#### RECORDED INFORMATION
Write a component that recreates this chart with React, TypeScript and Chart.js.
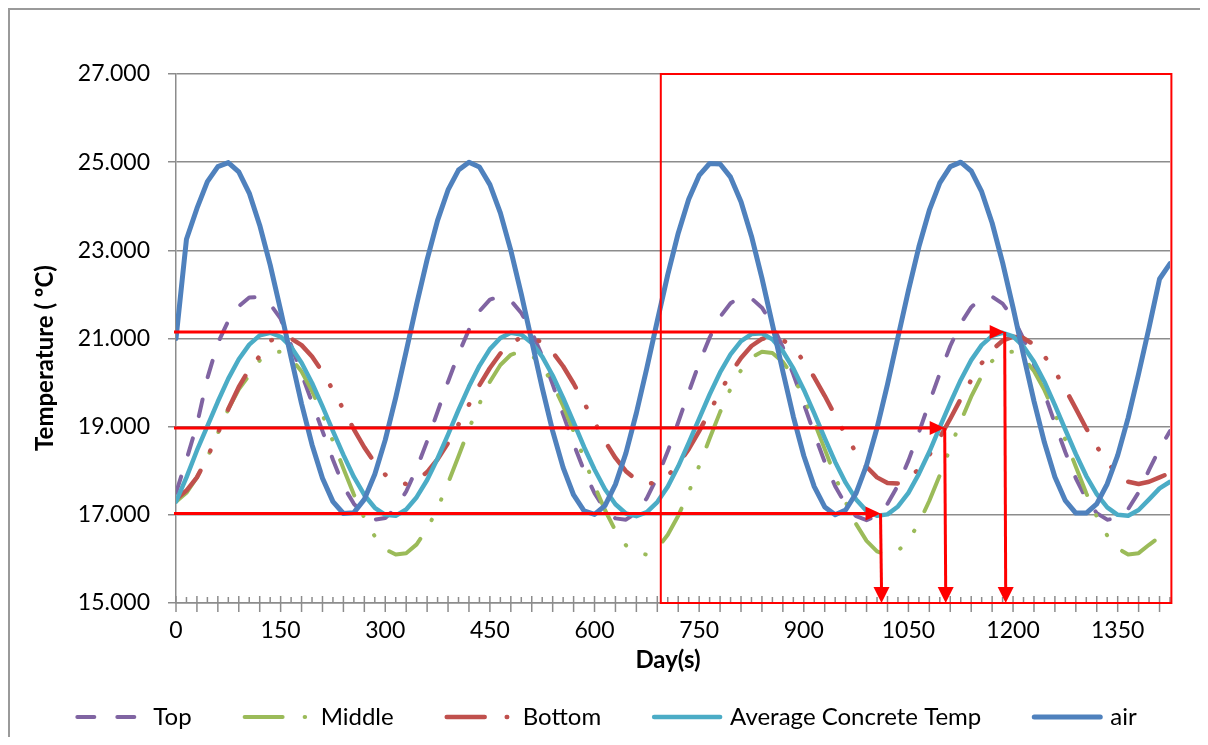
import React, { useEffect, useRef } from 'react';
import { Chart, registerables } from 'chart.js';

Chart.register(...registerables);

// ---------- data ----------
const days = [
  0, 15, 30, 45, 60, 75, 90, 105, 120, 135,
  150, 165, 180, 195, 210, 225, 240, 255, 270, 285,
  300, 315, 330, 345, 360, 375, 390, 405, 420, 435,
  450, 465, 480, 495, 510, 525, 540, 555, 570, 585,
  600, 615, 630, 645, 660, 675, 690, 705, 720, 735,
  750, 765, 780, 795, 810, 825, 840, 855, 870, 885,
  900, 915, 930, 945, 960, 975, 990, 1005, 1020, 1035,
  1050, 1065, 1080, 1095, 1110, 1125, 1140, 1155, 1170, 1185,
  1200, 1215, 1230, 1245, 1260, 1275, 1290, 1305, 1320, 1335,
  1350, 1365, 1380, 1395, 1410, 1425,
];

const topTemps = [
  17.5, 18.25, 19.05, 20.1, 20.9, 21.4, 21.73, 21.93, 21.94, 21.78,
  21.45, 20.85, 20.2, 19.55, 18.9, 18.25, 17.65, 17.25, 17.0, 16.89,
  16.93, 17.15, 17.53, 18.05, 18.67, 19.34, 20.02, 20.65, 21.2, 21.62,
  21.88, 21.96, 21.86, 21.58, 21.15, 20.6, 19.96, 19.28, 18.61, 18.0,
  17.49, 17.12, 16.92, 16.89, 17.05, 17.38, 17.86, 18.44, 19.1, 19.78,
  20.44, 21.02, 21.49, 21.8, 21.95, 21.91, 21.7, 21.32, 20.8, 20.19,
  19.52, 18.84, 18.2, 17.65, 17.23, 16.97, 16.88, 16.98, 17.25, 17.67,
  18.23, 18.87, 19.55, 20.21, 20.83, 21.34, 21.71, 21.92, 21.95, 21.79,
  21.47, 20.99, 20.41, 19.76, 19.07, 18.42, 17.83, 17.36, 17.04, 16.89,
  16.92, 17.13, 17.51, 18.02, 18.5, 18.9,
];

const middleTemps = [
  17.3, 17.5, 17.85, 18.3, 18.85, 19.4, 19.85, 20.17, 20.5, 20.68,
  20.7, 20.55, 20.25, 19.81, 19.27, 18.67, 18.05, 17.46, 16.93, 16.51,
  16.22, 16.1, 16.13, 16.33, 16.68, 17.15, 17.72, 18.33, 18.95, 19.52,
  20.02, 20.4, 20.63, 20.71, 20.62, 20.37, 19.98, 19.47, 18.89, 18.27,
  17.66, 17.11, 16.64, 16.31, 16.12, 16.1, 16.24, 16.55, 16.98, 17.51,
  18.11, 18.73, 19.33, 19.86, 20.28, 20.57, 20.7, 20.67, 20.47, 20.13,
  19.66, 19.1, 18.49, 17.87, 17.29, 16.79, 16.41, 16.17, 16.09, 16.18,
  16.42, 16.81, 17.32, 17.9, 18.52, 19.12, 19.68, 20.15, 20.49, 20.68,
  20.7, 20.56, 20.26, 19.83, 19.3, 18.7, 18.09, 17.49, 16.96, 16.53,
  16.24, 16.1, 16.13, 16.32, 16.5, 16.75,
];

const bottomTemps = [
  17.35, 17.55, 17.85, 18.3, 18.85, 19.4, 19.9, 20.3, 20.6, 20.95,
  21.04, 21.0, 20.85, 20.59, 20.24, 19.83, 19.39, 18.94, 18.53, 18.18,
  17.91, 17.75, 17.7, 17.78, 17.97, 18.26, 18.63, 19.05, 19.5, 19.94,
  20.33, 20.66, 20.9, 21.02, 21.03, 20.91, 20.69, 20.37, 19.98, 19.54,
  19.1, 18.67, 18.29, 17.99, 17.79, 17.7, 17.74, 17.89, 18.14, 18.49,
  18.9, 19.34, 19.79, 20.2, 20.56, 20.83, 20.99, 21.04, 20.97, 20.78,
  20.49, 20.12, 19.7, 19.25, 18.81, 18.41, 18.09, 17.85, 17.72, 17.71,
  17.82, 18.04, 18.36, 18.75, 19.18, 19.63, 20.06, 20.44, 20.74, 20.95,
  21.04, 21.01, 20.86, 20.6, 20.26, 19.85, 19.41, 18.96, 18.55, 18.19,
  17.92, 17.75, 17.7, 17.75, 17.85, 17.95,
];

const avgConcreteTemps = [
  17.3, 17.85, 18.46, 19.01, 19.57, 20.09, 20.53, 20.86, 21.07, 21.13,
  21.04, 20.81, 20.45, 19.99, 19.46, 18.9, 18.36, 17.86, 17.45, 17.16,
  17.0, 16.98, 17.12, 17.4, 17.79, 18.28, 18.82, 19.38, 19.91, 20.38,
  20.76, 21.01, 21.13, 21.09, 20.9, 20.59, 20.16, 19.65, 19.1, 18.54,
  18.03, 17.58, 17.24, 17.03, 16.97, 17.06, 17.29, 17.64, 18.1, 18.63,
  19.18, 19.73, 20.23, 20.64, 20.94, 21.1, 21.12, 20.98, 20.71, 20.32,
  19.84, 19.3, 18.74, 18.2, 17.73, 17.35, 17.09, 16.98, 17.01, 17.19,
  17.5, 17.93, 18.43, 18.99, 19.54, 20.06, 20.51, 20.85, 21.06, 21.13,
  21.05, 20.82, 20.47, 20.02, 19.49, 18.93, 18.38, 17.88, 17.47, 17.17,
  17.0, 16.98, 17.11, 17.35, 17.6, 17.75,
];

const airTemps = [
  21.0, 23.25, 23.95, 24.56, 24.9, 24.99, 24.78, 24.3, 23.57, 22.67,
  21.64, 20.57, 19.52, 18.59, 17.83, 17.3, 17.03, 17.05, 17.35, 17.92,
  18.7, 19.66, 20.71, 21.78, 22.79, 23.68, 24.37, 24.82, 25.0, 24.89,
  24.49, 23.85, 23.0, 22.01, 20.94, 19.88, 18.9, 18.07, 17.45, 17.09,
  17.01, 17.21, 17.69, 18.4, 19.31, 20.33, 21.4, 22.45, 23.39, 24.16,
  24.7, 24.97, 24.96, 24.66, 24.1, 23.32, 22.37, 21.32, 20.25, 19.23,
  18.34, 17.64, 17.18, 17.0, 17.11, 17.49, 18.13, 18.97, 19.96, 21.03,
  22.09, 23.08, 23.91, 24.53, 24.9, 25.0, 24.8, 24.33, 23.62, 22.72,
  21.7, 20.62, 19.58, 18.64, 17.86, 17.32, 17.04, 17.04, 17.25, 17.7,
  18.35, 19.2, 20.2, 21.25, 22.35, 22.7,
];

const seriesNames = ['Top', 'Middle', 'Bottom', 'Average Concrete Temp', 'air'];
const seriesValues = [topTemps, middleTemps, bottomTemps, avgConcreteTemps, airTemps];

// annotation values (data coordinates)
const arrowLevels = [21.15, 18.97, 17.03];
const arrowDays = [1188, 1102, 1010];
const boxDays = [695, 1427];
const boxTemps = [15, 27];

const xTitle = 'Day(s)';
const yTitle = 'Temperature ( \u00baC)';

// ---------- styles ----------
const FONT = 'Lato, "DejaVu Sans", sans-serif';
const GRID = '#8c8c8c';
const FRAME = '#9a9a9a';
const RED = '#ff0000';
const styles = [
  { color: '#8064A2', width: 4, dash: [17, 23] },
  { color: '#9BBB59', width: 4, dash: [38, 22, 0.5, 22, 0.5, 22] },
  { color: '#C0504D', width: 4.5, dash: [38, 22, 0.5, 22, 0.5, 22] },
  { color: '#4BACC6', width: 4.5, dash: [] as number[] },
  { color: '#4F81BD', width: 5, dash: [] as number[] },
];

const decor = {
  id: 'decor',
  beforeDraw(chart: any) {
    const { ctx, width, height } = chart;
    ctx.save();
    ctx.fillStyle = '#fff';
    ctx.fillRect(0, 0, width, height);
    ctx.fillStyle = FRAME;
    ctx.fillRect(0, 0, width, 2);
    ctx.fillRect(0, 0, 2, height);
    ctx.restore();
  },
  beforeDatasetsDraw(chart: any) {
    const { ctx } = chart;
    const xs = chart.scales.x;
    const ys = chart.scales.y;
    const base = ys.getPixelForValue(15);
    ctx.save();
    ctx.strokeStyle = GRID;
    ctx.lineWidth = 1.5;
    days.forEach((d, i) => {
      const px = xs.getPixelForValue(d);
      ctx.beginPath();
      if (i % 2 === 0) {
        ctx.moveTo(px, base - 7);
        ctx.lineTo(px, base + 9);
      } else {
        ctx.moveTo(px, base - 6);
        ctx.lineTo(px, base);
      }
      ctx.stroke();
    });
    ctx.restore();
  },
  afterDatasetsDraw(chart: any) {
    const { ctx } = chart;
    const xs = chart.scales.x;
    const ys = chart.scales.y;
    ctx.save();
    ctx.strokeStyle = RED;
    ctx.fillStyle = RED;
    ctx.lineWidth = 2;
    const bx0 = xs.getPixelForValue(boxDays[0]);
    const bx1 = xs.getPixelForValue(boxDays[1]);
    const by0 = ys.getPixelForValue(boxTemps[1]);
    const by1 = ys.getPixelForValue(boxTemps[0]);
    ctx.strokeRect(bx0, by0, bx1 - bx0, by1 - by0);
    ctx.lineWidth = 3;
    const x0 = xs.getPixelForValue(0);
    const base = ys.getPixelForValue(15);
    arrowLevels.forEach((lv, k) => {
      const py = ys.getPixelForValue(lv);
      const px = xs.getPixelForValue(arrowDays[k]);
      ctx.beginPath();
      ctx.moveTo(x0 - 2, py);
      ctx.lineTo(px - 12, py);
      ctx.stroke();
      ctx.beginPath();
      ctx.moveTo(px, py);
      ctx.lineTo(px - 15, py - 7);
      ctx.lineTo(px - 15, py + 7);
      ctx.closePath();
      ctx.fill();
      ctx.beginPath();
      ctx.moveTo(px, py);
      ctx.lineTo(px + 1, base - 12);
      ctx.stroke();
      ctx.beginPath();
      ctx.moveTo(px + 1, base);
      ctx.lineTo(px + 1 - 8, base - 16);
      ctx.lineTo(px + 1 + 8, base - 16);
      ctx.closePath();
      ctx.fill();
    });
    ctx.restore();
  },
  afterDraw(chart: any) {
    const { ctx } = chart;
    const area = chart.chartArea;
    ctx.save();
    // axis titles
    ctx.fillStyle = '#000';
    ctx.font = `bold 24px ${FONT}`;
    ctx.textAlign = 'center';
    ctx.textBaseline = 'middle';
    ctx.fillText(xTitle, (area.left + area.right) / 2 - 5, 652);
    ctx.save();
    ctx.translate(37, 350);
    ctx.rotate(-Math.PI / 2);
    ctx.fillText(yTitle, 0, 0);
    ctx.restore();

    // legend
    ctx.font = `24px ${FONT}`;
    const widths = seriesNames.map((n) => ctx.measureText(n).width);
    const symLen = 70;
    const textGap = 8;
    const itemGap = 51;
    const total =
      widths.reduce((a, w) => a + symLen + textGap + w, 0) + itemGap * (seriesNames.length - 1);
    let cx = 598 - total / 2;
    const ly = 709;
    seriesNames.forEach((name, k) => {
      const st = styles[k];
      ctx.save();
      ctx.strokeStyle = st.color;
      ctx.lineWidth = st.width;
      ctx.lineCap = 'round';
      ctx.setLineDash(st.dash);
      ctx.beginPath();
      ctx.moveTo(cx + 2, ly);
      ctx.lineTo(cx + symLen - 2, ly);
      ctx.stroke();
      ctx.restore();
      ctx.fillStyle = '#000';
      ctx.textAlign = 'left';
      ctx.textBaseline = 'middle';
      ctx.fillText(name, cx + symLen + textGap, ly);
      cx += symLen + textGap + widths[k] + itemGap;
    });
    ctx.restore();
  },
};

export default function App() {
  const ref = useRef<HTMLCanvasElement | null>(null);

  useEffect(() => {
    document.documentElement.style.overflow = 'hidden';
    document.body.style.overflow = 'hidden';
    if (!ref.current) return;
    const chart = new Chart(ref.current, {
      type: 'line',
      data: {
        datasets: seriesNames.map((name, k) => ({
          label: name,
          data: days.map((d, i) => ({ x: d, y: seriesValues[k][i] })),
          borderColor: styles[k].color,
          backgroundColor: styles[k].color,
          borderWidth: styles[k].width,
          borderDash: styles[k].dash,
          borderCapStyle: 'round',
          borderJoinStyle: 'round',
          pointRadius: 0,
          pointHoverRadius: 0,
          tension: 0,
          fill: false,
          order: 5 - k,
        })),
      },
      options: {
        animation: false,
        responsive: false,
        maintainAspectRatio: false,
        events: [],
        layout: { padding: { left: 2, top: 66, right: 80, bottom: 74 } },
        plugins: {
          legend: { display: false },
          tooltip: { enabled: false },
          title: { display: false },
        },
        scales: {
          x: {
            type: 'linear',
            min: 0,
            max: 1425,
            afterFit: (s: any) => {
              s.height = 60;
            },
            ticks: {
              stepSize: 150,
              includeBounds: false,
              autoSkip: false,
              maxRotation: 0,
              color: '#000',
              font: { family: FONT, size: 23 },
              padding: 14,
              callback: (v: any) => String(v),
            },
            grid: { display: true, drawOnChartArea: false, drawTicks: false },
            border: { display: true, color: GRID, width: 1.5 },
          },
          y: {
            type: 'linear',
            min: 15,
            max: 27,
            afterFit: (s: any) => {
              s.width = 166;
            },
            ticks: {
              stepSize: 2,
              callback: (v: any) => Number(v).toFixed(3),
              color: '#000',
              font: { family: FONT, size: 23 },
              padding: 18,
            },
            grid: { color: GRID, lineWidth: 1.5, drawTicks: true, tickLength: 8, tickColor: GRID },
            border: { display: true, color: GRID, width: 1.5 },
          },
        },
      },
      plugins: [decor],
    } as any);
    return () => chart.destroy();
  }, []);

  return (
    <div style={{ width: 1242, height: 729, overflow: 'hidden' }}>
      <canvas ref={ref} width={1242} height={729} style={{ display: 'block' }} />
    </div>
  );
}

#### TASK OBJECTIVE
Write out an exact copy of the listing, first line through the line containing "Chart.register(...registerables);", with the pictures left out.

#### SOLUTION TO THIS PROBLEM
Write a component that recreates this chart with React, TypeScript and Chart.js.
import React, { useEffect, useRef } from 'react';
import { Chart, registerables } from 'chart.js';

Chart.register(...registerables);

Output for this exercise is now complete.